The numbers do the talking. US federal debt stands at over $37 trillion and counting, with annual interest payments creeping toward institutional panic.

US Interest on Its debt | Source: Global Markets Investor on X

Unemployment, officially 4.5%, but higher with underemployment and discouraged workers thrown in, remains stubborn. And the deficit blows past forecasts month after month.

10-year Treasuries are stuck at 4.4% yields, debt service is the fastest-growing line item on the budget, and the government faces another round of warnings (and downgrades) from Moody’s and Fitch. These aren’t just inconvenient trends; they’re seismic.

In past cycles, gold went vertical when central banks or policymakers lost the trust of the market. Think 2008, quantitative easing and bailouts as far as the eye could see.

Today, that confidence break feels deeper. Central banks from the Global South to the BRICs are stacking gold, looking for ways to insulate themselves from dollar weaponization, sanctions, and trade wars. Dedollarization isn’t just a Twitter hashtag anymore; it’s a policy directive.

The Dollar’s Identity Crisis

Then, there’s the dollar. On paper, it’s still king (just ask the DXY chart). But the story’s changing. Against the gold price, the dollar is being ruthlessly repriced.

According to Barchart, the US dollar has lost 10% of its value this year alone.

US dollar in 2025 | Source Barchart on X

Treasury issuance is distorting total liquidity, trade tensions are adding salt to the wound, and the “full faith and credit” of the United States gets a little less full, a little less credible, with every Congressional standoff and looming shutdown.

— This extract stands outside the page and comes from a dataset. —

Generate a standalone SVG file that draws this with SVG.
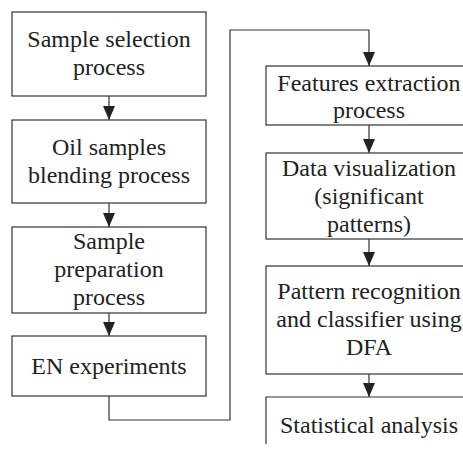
<svg xmlns="http://www.w3.org/2000/svg" width="463" height="454" viewBox="0 0 463 454">
<defs>
<style>
.box{fill:#fff;stroke:#333;stroke-width:1.2}
.c{fill:none;stroke:#333;stroke-width:1.2}
</style>
<marker id="ah" markerWidth="14" markerHeight="12" refX="14" refY="6" orient="auto" markerUnits="userSpaceOnUse">
<path d="M0,0 L14,6 L0,12 Z" fill="#222"/>
</marker>
</defs>
<rect width="463" height="454" fill="#fff"/>
<g id="connectors">
<line class="c" x1="109" y1="96" x2="109" y2="120" marker-end="url(#ah)"/>
<line class="c" x1="109" y1="203" x2="109" y2="227" marker-end="url(#ah)"/>
<line class="c" x1="109" y1="313" x2="109" y2="336" marker-end="url(#ah)"/>
<polyline class="c" points="109,396 109,420 230,420 230,30 369,30 369,66" marker-end="url(#ah)"/>
<line class="c" x1="369" y1="125" x2="369" y2="153" marker-end="url(#ah)"/>
<line class="c" x1="369" y1="239" x2="369" y2="266" marker-end="url(#ah)"/>
<line class="c" x1="369" y1="374" x2="369" y2="397" marker-end="url(#ah)"/>
</g>
<g font-family="'Liberation Serif', Tinos, 'DejaVu Serif', serif" font-size="24" fill="#222" text-anchor="middle">
<g id="n1"><rect class="box" x="12" y="12" width="194" height="84"/><text x="109" y="47">Sample selection</text><text x="109" y="75">process</text></g>
<g id="n2"><rect class="box" x="12" y="120" width="194" height="83"/><text x="109" y="155">Oil samples</text><text x="109" y="183">blending process</text></g>
<g id="n3"><rect class="box" x="12" y="227" width="194" height="86"/><text x="109" y="249">Sample</text><text x="109" y="277">preparation</text><text x="109" y="305">process</text></g>
<g id="n4"><rect class="box" x="12" y="336" width="194" height="60"/><text x="109" y="374">EN experiments</text></g>
<g id="n5"><rect class="box" x="266" y="66" width="206" height="59"/><text x="369" y="91">Features extraction</text><text x="369" y="118">process</text></g>
<g id="n6"><rect class="box" x="266" y="153" width="206" height="86"/><text x="369" y="176">Data visualization</text><text x="369" y="204">(significant</text><text x="369" y="232">patterns)</text></g>
<g id="n7"><rect class="box" x="266" y="266" width="206" height="108"/><text x="369" y="299">Pattern recognition</text><text x="369" y="327">and classifier using</text><text x="369" y="355">DFA</text></g>
<g id="n8"><path class="box" d="M266,444 L266,397 L472,397 L472,444"/><text x="369" y="433">Statistical analysis</text></g>
</g>
</svg>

Gold, the simplest form of collateral, is making a comeback for exactly this reason. Unlike bonds, it doesn’t require a leap of faith. There’s no credit risk, no politics, no printer in the basement. When trust breaks, gold shines; it’s nobody’s liability.

The vertical move in gold says people want OUT of the system. Oil shocks, trade wars, geopolitical standoffs, every stress test makes it clearer. There’s more risk inside fiat and government bonds than outside. Gold is the global firewall when fire is spreading.

What Does a Soaring Gold Price Mean for Crypto?

Now, here’s where things get even more interesting. Crypto markets aren’t immune to this confidence breakdown; they’re direct beneficiaries.

Bitcoin, with its engineered scarcity and borderless nature, suddenly looks less “speculative tech” and more “digital gold” than ever. Stablecoins, too, are gaining. When nobody wants a government IOU, people turn to collateral untethered from political risk.

There’s an emerging narrative: in a world of crumbling trust, assets with real or programmed scarcity are the new collateral.

Every uptick in the gold price is a vote against confidence in the system. And Bitcoin usually follows. The trust that carried the dollar, Treasury bonds, and US fiscal management through crisis after crisis looks to be running out.

So, watch the gold price, and watch what people do as faith in old guard assets falls away, setting the stage for hard assets like gold and Bitcoin.